Quote only the lines from the line containing "The picture is" to the line containing "(ypain) at (0,2858);", with both of those lines included, please, exactly as written.

— START OF Provided data —

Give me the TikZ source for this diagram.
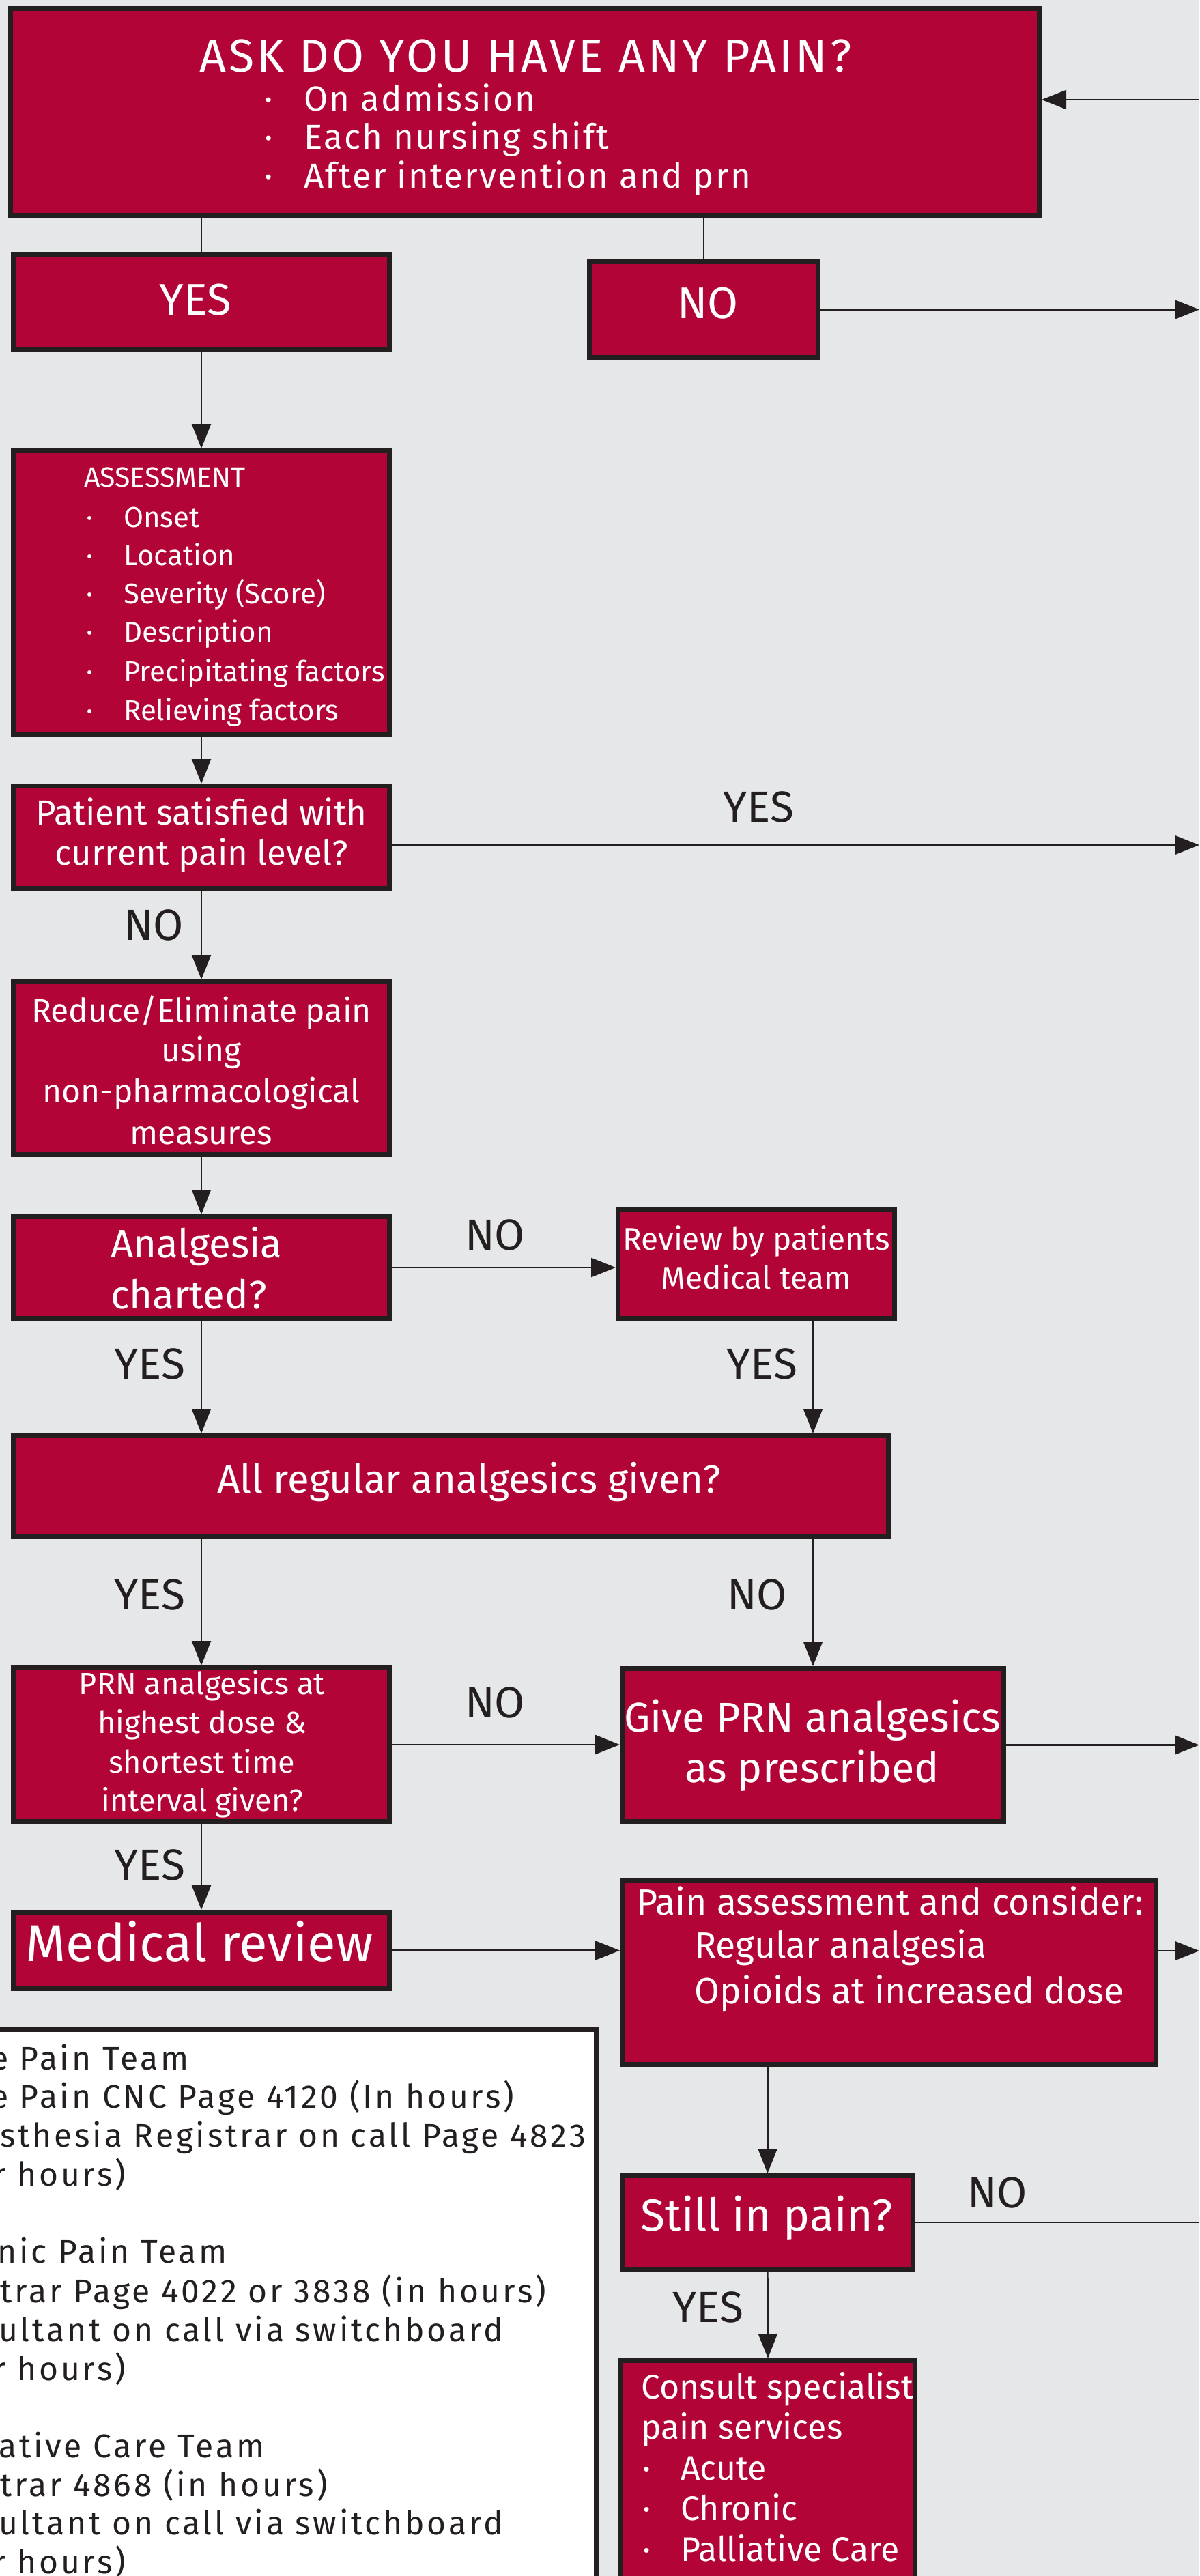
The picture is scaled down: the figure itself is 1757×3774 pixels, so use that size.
\documentclass[tikz,border=0pt]{standalone}
\usepackage{fontspec}
\setmainfont{Fira Sans}
\newfontfamily\spaced[LetterSpace=6]{Fira Sans}
\newfontfamily\spacedb[LetterSpace=4.5]{Fira Sans}
\newfontfamily\spacedl[LetterSpace=8]{Fira Sans}
\usetikzlibrary{arrows.meta}
\definecolor{crim}{HTML}{B30437}
\definecolor{dk}{HTML}{231F20}
\definecolor{bgc}{HTML}{E6E7E8}
\newcommand\fsz[1]{\fontsize{#1}{#1}\selectfont}
\begin{document}
\begin{tikzpicture}[x=1pt,y=-1pt,
  box/.style={draw=dk, fill=crim, line width=7pt, inner sep=0pt},
  legbox/.style={draw=dk, fill=white, line width=7pt, inner sep=0pt},
  wt/.style={text=white, inner sep=0pt, anchor=base},
  wtl/.style={text=white, inner sep=0pt, anchor=base west},
  lbl/.style={text=dk, inner sep=0pt, anchor=base, font=\fsz{64}},
  leg/.style={text=dk, inner sep=0pt, anchor=base west, font=\spacedl\fsz{48}},
  ln/.style={draw=dk, line width=2.4pt},
  arr/.style={ln, -{Triangle[width=28pt,length=36pt]}}]
\useasboundingbox (0,0) rectangle (1757,3774);
\clip (0,0) rectangle (1757,3774);
\fill[bgc] (0,0) rectangle (1757,3774);
\coordinate (E) at (1757,0);
\coordinate (ytop) at (0,146);
\coordinate (ypat) at (0,1238);
\coordinate (ypain) at (0,2858);

% boxes
\node[box, minimum width=1507, minimum height=303] (top) at (769,164) {};
\node[box, minimum width=551, minimum height=140] (yes) at (295,442.5) {};
\node[box, minimum width=335, minimum height=140] (no) at (1031,453.5) {};
\node[box, minimum width=551, minimum height=416] (assess) at (295,868.5) {};
\node[box, minimum width=551, minimum height=150] (patient) at (295,1226.5) {};
\node[box, minimum width=551, minimum height=253] (reduce) at (295,1565) {};
\node[box, minimum width=551, minimum height=149] (analg) at (295,1857) {};
\node[box, minimum width=405, minimum height=160] (review) at (1108,1851.5) {};
\node[box, minimum width=1282, minimum height=148] (allreg) at (660.5,2177.5) {};
\node[box, minimum width=551, minimum height=225] (prn) at (295,2556) {};
\node[box, minimum width=559, minimum height=224] (give) at (1191,2556.5) {};
\node[box, minimum width=551, minimum height=112] (medrev) at (295,2857.5) {};
\node[box, minimum width=782, minimum height=270] (pain) at (1302.5,2889.5) {};
\node[box, minimum width=426, minimum height=137] (still) at (1124.5,3256) {};
\node[box, minimum width=431, minimum height=388] (consult) at (1125,3652.5) {};
\node[legbox, minimum width=900, minimum height=873] (legend) at (423.5,3410) {};

% texts in top box
\node[wt, font=\spaced\fsz{68}] (t0) at (770,105) {ASK DO YOU HAVE ANY PAIN?};
\node[wt, font=\fsz{51}] (t0b1) at (394,162) {·};
\node[wt, font=\fsz{51}] (t0b2) at (394,218) {·};
\node[wt, font=\fsz{51}] (t0b3) at (394,275) {·};
\node[wtl, font=\spacedb\fsz{51}] (t01) at (445,162) {On admission};
\node[wtl, font=\spacedb\fsz{51}] (t02) at (445,218) {Each nursing shift};
\node[wtl, font=\spacedb\fsz{51}] (t03) at (445,275) {After intervention and prn};

\node[wt, font=\fsz{65}] (tyes) at (286,461) {YES};
\node[wt, font=\fsz{65}] (tno) at (1037,466) {NO};

% assessment
\node[wtl, font=\fsz{41}] (ta0) at (123,713) {ASSESSMENT};
\foreach \y/\t [count=\i] in {772/Onset,828/Location,884/Severity (Score),940/Description,998/Precipitating factors,1055/Relieving factors}{
  \node[wt, font=\fsz{42}] (tab\i) at (132,\y) {·};
  \node[wtl, font=\fsz{42}] (ta\i) at (181,\y) {\t};
}

\node[wt, font=\fsz{51}] (tp1) at (295,1208) {Patient satisfied with};
\node[wt, font=\fsz{51}] (tp2) at (295,1267) {current pain level?};

\node[wt, font=\fsz{48}] (tr1) at (295,1497) {Reduce/Eliminate pain};
\node[wt, font=\fsz{48}] (tr2) at (295,1555) {using};
\node[wt, font=\fsz{48}] (tr3) at (295,1615) {non-pharmacological};
\node[wt, font=\fsz{48}] (tr4) at (295,1676) {measures};

\node[wtl, font=\fsz{58}] (tan1) at (162,1842) {Analgesia};
\node[wtl, font=\fsz{58}] (tan2) at (162,1917) {charted?};

\node[wt, font=\fsz{46}] (trv1) at (1108,1831) {Review by patients};
\node[wt, font=\fsz{46}] (trv2) at (1108,1888) {Medical team};

\node[wt, font=\fsz{58}] (tall) at (687,2187) {All regular analgesics given?};

\node[wt, font=\fsz{45}] (tprn1) at (296,2482) {PRN analgesics at};
\node[wt, font=\fsz{45}] (tprn2) at (296,2539) {highest dose \&};
\node[wt, font=\fsz{45}] (tprn3) at (296,2597) {shortest time};
\node[wt, font=\fsz{45}] (tprn4) at (296,2653) {interval given?};

\node[wt, font=\fsz{61}] (tg1) at (1190,2537) {Give PRN analgesics};
\node[wt, font=\fsz{61}] (tg2) at (1190,2611) {as prescribed};

\node[wt, font=\fsz{76}] (tmr) at (292,2873) {Medical review};

\node[wtl, font=\fsz{53.5}] (tpa1) at (932,2805) {Pain assessment and consider:};
\node[wtl, font=\fsz{53.5}] (tpa2) at (1017,2868) {Regular analgesia};
\node[wtl, font=\fsz{53.5}] (tpa3) at (1017,2935) {Opioids at increased dose};

\node[wt, font=\fsz{66}] (tst) at (1123,3268) {Still in pain?};

\node[wtl, font=\fsz{50}] (tc1) at (939,3514) {Consult specialist};
\node[wtl, font=\fsz{50}] (tc2) at (939,3573) {pain services};
\foreach \y/\t [count=\i] in {3633/Acute,3692/Chronic,3752/Palliative Care}{
  \node[wt, font=\fsz{50}] (tcb\i) at (947,\y) {·};
  \node[wtl, font=\fsz{50}] (tci\i) at (997,\y) {\t};
}

% legend texts
\node[leg] (lg1) at (-14,3032) {e Pain Team};
\node[leg] (lg2) at (-14,3088) {e Pain CNC Page 4120 (In hours)};
\node[leg] (lg3) at (0,3145) {sthesia Registrar on call Page 4823};
\node[leg] (lg4) at (-10,3202) {r hours)};
\node[leg] (lg5) at (-4,3315) {nic Pain Team};
\node[leg] (lg6) at (0,3373) {trar Page 4022 or 3838 (in hours)};
\node[leg] (lg7) at (-2,3430) {ultant on call via switchboard};
\node[leg] (lg8) at (-10,3487) {r hours)};
\node[leg] (lg9) at (-2,3600) {ative Care Team};
\node[leg] (lg10) at (0,3657) {trar 4868 (in hours)};
\node[leg] (lg11) at (-2,3713) {ultant on call via switchboard};
\node[leg] (lg12) at (-10,3770) {r hours)};

% external labels
\node[lbl] (l1) at (225,1377) {NO};
\node[lbl] (l2) at (1111,1204) {YES};
\node[lbl] (l3) at (725,1831) {NO};
\node[lbl] (l4) at (219,2020) {YES};
\node[lbl] (l5) at (1116,2020) {YES};
\node[lbl] (l6) at (219,2358) {YES};
\node[lbl] (l7) at (1109,2358) {NO};
\node[lbl] (l8) at (725,2516) {NO};
\node[lbl] (l9) at (219,2754) {YES};
\node[lbl] (l10) at (1461,3234) {NO};
\node[lbl] (l11) at (1037,3402) {YES};

% connectors
\draw[ln] (top.south -| yes.north) -- (yes.north);
\draw[ln] (top.south -| no.north) -- (no.north);
\draw[arr] (E |- ytop) -- (top.east |- ytop);
\draw[arr] (no.east) -- (no.east -| E);
\draw[arr] (yes.south) -- (assess.north);
\draw[arr] (assess.south) -- (patient.north);
\draw[arr] (patient.east |- ypat) -- (E |- ypat);
\draw[arr] (patient.south) -- (reduce.north);
\draw[arr] (reduce.south) -- (analg.north);
\draw[arr] (analg.east) -- (review.west |- analg.east);
\draw[arr] (analg.south) -- (allreg.north -| analg.south);
\draw[arr] (review.south -| give.north) -- (allreg.north -| give.north);
\draw[arr] (allreg.south -| prn.north) -- (prn.north);
\draw[arr] (allreg.south -| give.north) -- (give.north);
\draw[arr] (prn.east) -- (give.west |- prn.east);
\draw[arr] (give.east) -- (give.east -| E);
\draw[arr] (prn.south) -- (medrev.north);
\draw[arr] (medrev.east) -- (pain.west |- medrev.east);
\draw[arr] (pain.east |- ypain) -- (E |- ypain);
\draw[arr] (pain.south -| still.north) -- (still.north);
\draw[ln] (still.east) -- (still.east -| E);
\draw[arr] (still.south) -- (consult.north);
\end{tikzpicture}
\end{document}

— END OF Provided data —

### Final result
The picture is scaled down: the figure itself is 1757×3774 pixels, so use that size.
\documentclass[tikz,border=0pt]{standalone}
\usepackage{fontspec}
\setmainfont{Fira Sans}
\newfontfamily\spaced[LetterSpace=6]{Fira Sans}
\newfontfamily\spacedb[LetterSpace=4.5]{Fira Sans}
\newfontfamily\spacedl[LetterSpace=8]{Fira Sans}
\usetikzlibrary{arrows.meta}
\definecolor{crim}{HTML}{B30437}
\definecolor{dk}{HTML}{231F20}
\definecolor{bgc}{HTML}{E6E7E8}
\newcommand\fsz[1]{\fontsize{#1}{#1}\selectfont}
\begin{document}
\begin{tikzpicture}[x=1pt,y=-1pt,
  box/.style={draw=dk, fill=crim, line width=7pt, inner sep=0pt},
  legbox/.style={draw=dk, fill=white, line width=7pt, inner sep=0pt},
  wt/.style={text=white, inner sep=0pt, anchor=base},
  wtl/.style={text=white, inner sep=0pt, anchor=base west},
  lbl/.style={text=dk, inner sep=0pt, anchor=base, font=\fsz{64}},
  leg/.style={text=dk, inner sep=0pt, anchor=base west, font=\spacedl\fsz{48}},
  ln/.style={draw=dk, line width=2.4pt},
  arr/.style={ln, -{Triangle[width=28pt,length=36pt]}}]
\useasboundingbox (0,0) rectangle (1757,3774);
\clip (0,0) rectangle (1757,3774);
\fill[bgc] (0,0) rectangle (1757,3774);
\coordinate (E) at (1757,0);
\coordinate (ytop) at (0,146);
\coordinate (ypat) at (0,1238);
\coordinate (ypain) at (0,2858);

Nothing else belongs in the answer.